— Begin RAW DATA —
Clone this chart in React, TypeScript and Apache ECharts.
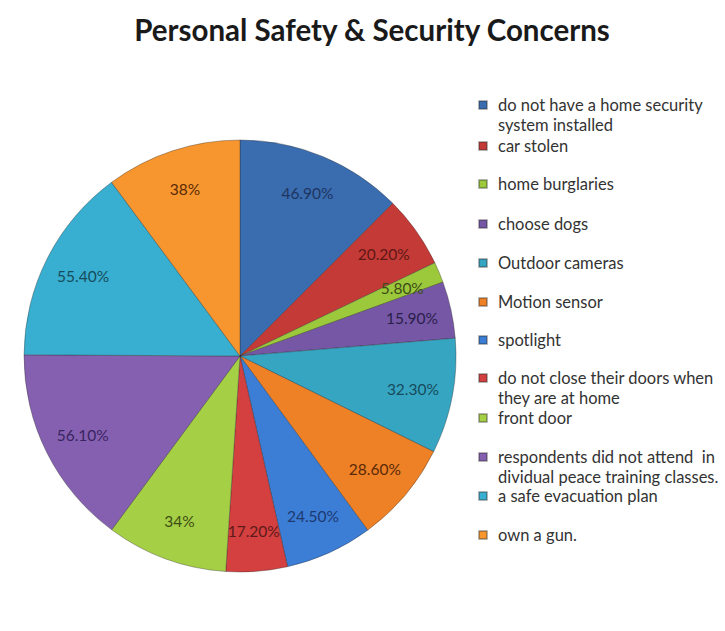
import { useEffect, useRef } from 'react';
import * as echarts from 'echarts';

const TITLE = 'Personal Safety & Security Concerns';

const categories = [
  'do not have a home security system installed',
  'car stolen',
  'home burglaries',
  'choose dogs',
  'Outdoor cameras',
  'Motion sensor',
  'spotlight',
  'do not close their doors when they are at home',
  'front door',
  'respondents did not attend in dividual peace training classes.',
  'a safe evacuation plan',
  'own a gun.',
];

const values = [46.9, 20.2, 5.8, 15.9, 32.3, 28.6, 24.5, 17.2, 34, 56.1, 55.4, 38];

const SLICE_COLORS = [
  '#3A6CB0', '#C43A36', '#9CC83C', '#7657A6', '#35A5C2', '#EE8026',
  '#3C7DD6', '#D43F3F', '#A5CF45', '#8560B0', '#38AED0', '#F7962E',
];
const LABEL_COLORS = [
  '#1E3560', '#5E1816', '#3D4D16', '#2A1E4A', '#174C5C', '#5A2A08',
  '#1E3A70', '#5E1A1A', '#3D4D16', '#3A2460', '#174C5C', '#5A2A08',
];

// vertical centre (px) of each legend row's marker
const LEGEND_ROW_Y = [105, 146, 184, 224, 263, 302, 340, 378, 418, 457, 496, 535];

const FONT = 'Lato, "Open Sans", sans-serif';

function formatPct(v: number): string {
  return Number.isInteger(v) ? `${v}%` : `${v.toFixed(2)}%`;
}

function wrapLegend(name: string): string {
  return name
    .replace('home security ', 'home security\n')
    .replace('doors when ', 'doors when\n')
    .replace('attend in ', 'attend  in\n');
}

export default function App() {
  const ref = useRef<HTMLDivElement>(null);

  useEffect(() => {
    if (!ref.current) return;
    const chart = echarts.init(ref.current, undefined, { renderer: 'svg' });
    const center = [240, 356];
    const R = 216;
    const LINE_H = 20;

    const legends = categories.map((n, i) => {
      const extra = wrapLegend(n).split('\n').length - 1;
      const cy = LEGEND_ROW_Y[i];
      return {
        orient: 'vertical',
        left: 478,
        top: Math.round(cy - LINE_H / 2 - LINE_H * extra),
        padding: 0,
        itemWidth: 8,
        itemHeight: 8,
        icon: 'rect',
        selectedMode: false,
        data: [{ name: n, itemStyle: { color: SLICE_COLORS[i] } }],
        // blank leading lines keep the first line of text level with the marker
        formatter: (name: string) => '\n'.repeat(extra) + wrapLegend(name),
        textStyle: {
          fontFamily: FONT,
          fontSize: 16.5,
          color: '#333333',
          lineHeight: LINE_H,
          padding: [0, 0, 0, 6],
        },
      };
    });

    chart.setOption({
      animation: false,
      backgroundColor: '#ffffff',
      title: {
        text: TITLE,
        left: 372,
        top: 14,
        padding: 0,
        textAlign: 'center',
        textStyle: {
          fontFamily: FONT,
          fontSize: 29.5,
          fontWeight: 'bold',
          color: '#1a1a1a',
        },
      },
      legend: legends,
      series: [
        {
          type: 'pie',
          center,
          radius: [0, R],
          startAngle: 90,
          clockwise: true,
          silent: true,
          avoidLabelOverlap: false,
          label: { show: false },
          labelLine: { show: false },
          itemStyle: { borderColor: 'rgba(40,40,40,0.35)', borderWidth: 1 },
          data: categories.map((n, i) => ({
            name: n,
            value: values[i],
            itemStyle: { color: SLICE_COLORS[i] },
          })),
        },
        {
          type: 'pie',
          center,
          radius: [130, R],
          startAngle: 90,
          clockwise: true,
          silent: true,
          avoidLabelOverlap: false,
          labelLine: { show: false },
          itemStyle: { color: 'rgba(0,0,0,0)', borderWidth: 0 },
          label: {
            show: true,
            position: 'inside',
            fontFamily: FONT,
            fontSize: 15.5,
            formatter: (p: any) => formatPct(p.value),
          },
          data: categories.map((n, i) => ({
            name: n,
            value: values[i],
            label: { color: LABEL_COLORS[i] },
          })),
        },
      ],
    });
    return () => chart.dispose();
  }, []);

  return (
    <div
      ref={ref}
      style={{ position: 'absolute', left: 0, top: 0, width: 725, height: 631, background: '#fff' }}
    />
  );
}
— End RAW DATA —
EXERCISE DESCRIPTION:
From the top of the listing above, repeat each line exactly until you reach the line containing "56.1, 55.4, 38];", and repeat that one too. Leave the pictures out.

RESULT OF THIS TASK:
Clone this chart in React, TypeScript and Apache ECharts.
import { useEffect, useRef } from 'react';
import * as echarts from 'echarts';

const TITLE = 'Personal Safety & Security Concerns';

const categories = [
  'do not have a home security system installed',
  'car stolen',
  'home burglaries',
  'choose dogs',
  'Outdoor cameras',
  'Motion sensor',
  'spotlight',
  'do not close their doors when they are at home',
  'front door',
  'respondents did not attend in dividual peace training classes.',
  'a safe evacuation plan',
  'own a gun.',
];

const values = [46.9, 20.2, 5.8, 15.9, 32.3, 28.6, 24.5, 17.2, 34, 56.1, 55.4, 38];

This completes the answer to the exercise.